BEGIN

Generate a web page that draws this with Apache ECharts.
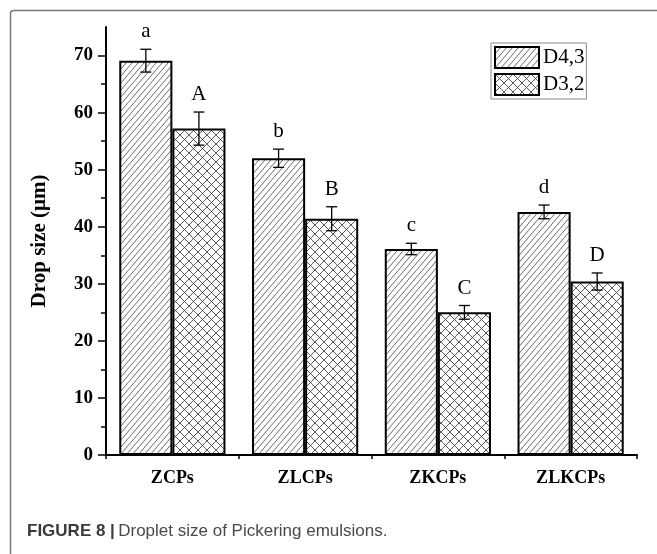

END
BEGIN

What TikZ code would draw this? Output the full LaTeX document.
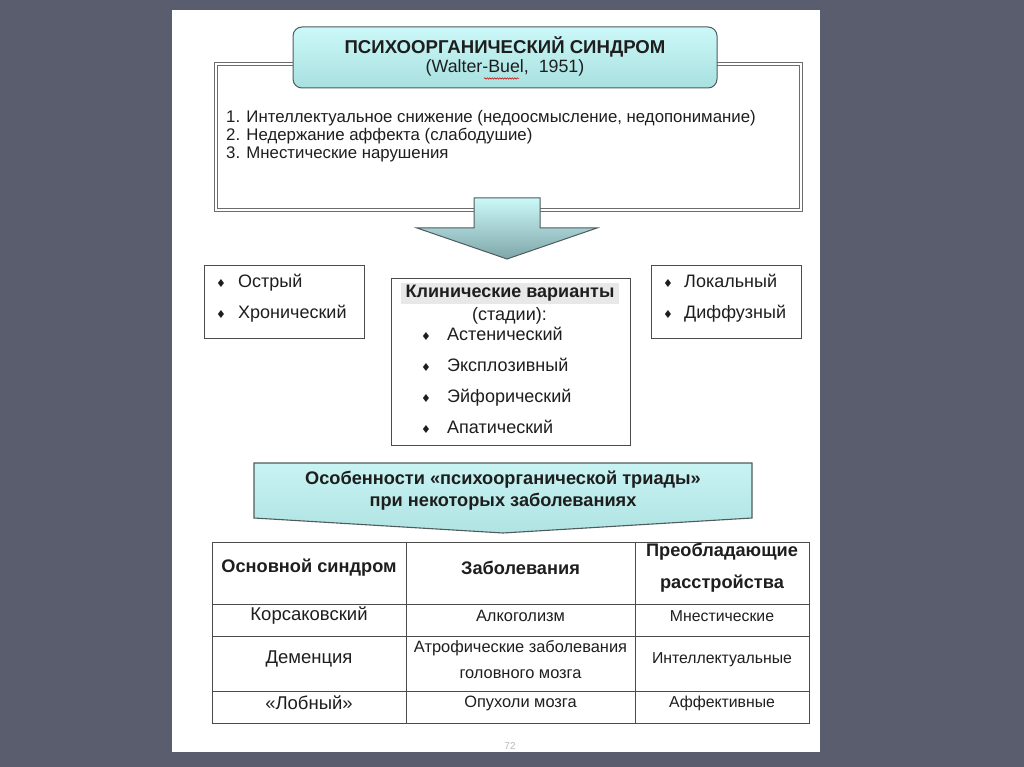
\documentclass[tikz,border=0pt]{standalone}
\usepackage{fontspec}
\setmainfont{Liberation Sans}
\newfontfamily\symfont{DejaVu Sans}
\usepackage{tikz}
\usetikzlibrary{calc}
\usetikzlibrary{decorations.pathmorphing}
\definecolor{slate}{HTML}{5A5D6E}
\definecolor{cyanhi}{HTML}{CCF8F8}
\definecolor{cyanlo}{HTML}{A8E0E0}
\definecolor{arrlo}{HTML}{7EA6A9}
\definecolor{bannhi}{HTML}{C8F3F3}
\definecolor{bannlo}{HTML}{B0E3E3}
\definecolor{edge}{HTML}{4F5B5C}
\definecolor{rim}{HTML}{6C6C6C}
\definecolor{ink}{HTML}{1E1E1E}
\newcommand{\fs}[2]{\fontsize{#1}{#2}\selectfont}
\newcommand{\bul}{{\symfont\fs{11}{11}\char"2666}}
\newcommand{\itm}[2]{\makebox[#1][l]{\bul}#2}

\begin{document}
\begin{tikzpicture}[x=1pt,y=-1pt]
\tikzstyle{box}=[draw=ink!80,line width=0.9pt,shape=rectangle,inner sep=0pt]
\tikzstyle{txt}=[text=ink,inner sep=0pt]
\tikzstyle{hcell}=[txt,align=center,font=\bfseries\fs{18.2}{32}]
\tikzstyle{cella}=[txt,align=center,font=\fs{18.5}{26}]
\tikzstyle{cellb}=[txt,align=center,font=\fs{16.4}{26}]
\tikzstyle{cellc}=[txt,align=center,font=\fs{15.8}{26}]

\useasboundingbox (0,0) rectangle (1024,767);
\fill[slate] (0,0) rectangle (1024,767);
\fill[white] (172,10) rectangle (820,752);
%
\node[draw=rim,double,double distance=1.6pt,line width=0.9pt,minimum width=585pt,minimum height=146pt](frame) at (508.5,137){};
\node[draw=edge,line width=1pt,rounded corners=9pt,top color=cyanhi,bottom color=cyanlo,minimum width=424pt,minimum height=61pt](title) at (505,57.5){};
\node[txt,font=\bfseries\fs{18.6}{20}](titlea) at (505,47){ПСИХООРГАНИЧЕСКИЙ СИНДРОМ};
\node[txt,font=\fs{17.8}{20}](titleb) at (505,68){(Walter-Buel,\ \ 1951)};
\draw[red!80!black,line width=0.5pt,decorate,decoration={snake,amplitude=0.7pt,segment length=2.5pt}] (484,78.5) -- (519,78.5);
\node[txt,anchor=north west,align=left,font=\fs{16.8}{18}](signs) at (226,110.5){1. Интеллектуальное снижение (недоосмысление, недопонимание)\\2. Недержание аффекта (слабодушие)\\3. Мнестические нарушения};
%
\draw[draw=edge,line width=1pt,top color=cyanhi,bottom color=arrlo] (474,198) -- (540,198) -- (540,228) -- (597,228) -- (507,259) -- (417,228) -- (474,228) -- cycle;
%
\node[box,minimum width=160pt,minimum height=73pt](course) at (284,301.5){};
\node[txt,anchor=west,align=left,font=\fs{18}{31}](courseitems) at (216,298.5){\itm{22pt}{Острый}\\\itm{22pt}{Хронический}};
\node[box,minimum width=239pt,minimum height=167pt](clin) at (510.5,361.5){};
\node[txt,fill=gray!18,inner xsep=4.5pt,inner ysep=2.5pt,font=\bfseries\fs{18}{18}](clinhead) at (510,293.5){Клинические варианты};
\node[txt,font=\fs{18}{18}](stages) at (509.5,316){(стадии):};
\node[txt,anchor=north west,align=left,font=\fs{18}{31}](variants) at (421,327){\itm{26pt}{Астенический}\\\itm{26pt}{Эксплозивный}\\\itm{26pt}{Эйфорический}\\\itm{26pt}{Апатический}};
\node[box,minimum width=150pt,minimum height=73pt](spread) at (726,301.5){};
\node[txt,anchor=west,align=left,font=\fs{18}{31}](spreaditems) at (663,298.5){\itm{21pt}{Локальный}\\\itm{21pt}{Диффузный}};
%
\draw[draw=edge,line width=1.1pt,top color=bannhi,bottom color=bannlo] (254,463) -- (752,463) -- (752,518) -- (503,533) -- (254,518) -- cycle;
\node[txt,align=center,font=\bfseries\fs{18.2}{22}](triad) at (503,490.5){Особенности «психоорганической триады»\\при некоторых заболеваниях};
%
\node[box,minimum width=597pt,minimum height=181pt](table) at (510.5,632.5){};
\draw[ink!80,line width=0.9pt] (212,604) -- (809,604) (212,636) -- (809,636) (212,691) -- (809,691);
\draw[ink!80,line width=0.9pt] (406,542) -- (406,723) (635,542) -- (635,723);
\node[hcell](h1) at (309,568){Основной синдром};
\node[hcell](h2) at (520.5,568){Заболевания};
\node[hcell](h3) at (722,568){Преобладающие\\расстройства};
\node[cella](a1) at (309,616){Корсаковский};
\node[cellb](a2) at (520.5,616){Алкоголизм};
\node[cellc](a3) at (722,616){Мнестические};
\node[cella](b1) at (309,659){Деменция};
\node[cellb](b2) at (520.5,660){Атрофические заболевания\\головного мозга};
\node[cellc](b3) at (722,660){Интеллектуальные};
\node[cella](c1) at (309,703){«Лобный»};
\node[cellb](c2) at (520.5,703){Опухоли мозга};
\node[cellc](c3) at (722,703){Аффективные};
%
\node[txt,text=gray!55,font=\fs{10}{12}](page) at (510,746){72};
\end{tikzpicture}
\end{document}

END

== Job ==
Where a line of the entries contains the word "page", copy that line.

== Expected answer ==
Generate a web page that draws this with Apache ECharts.
\node[txt,text=gray!55,font=\fs{10}{12}](page) at (510,746){72};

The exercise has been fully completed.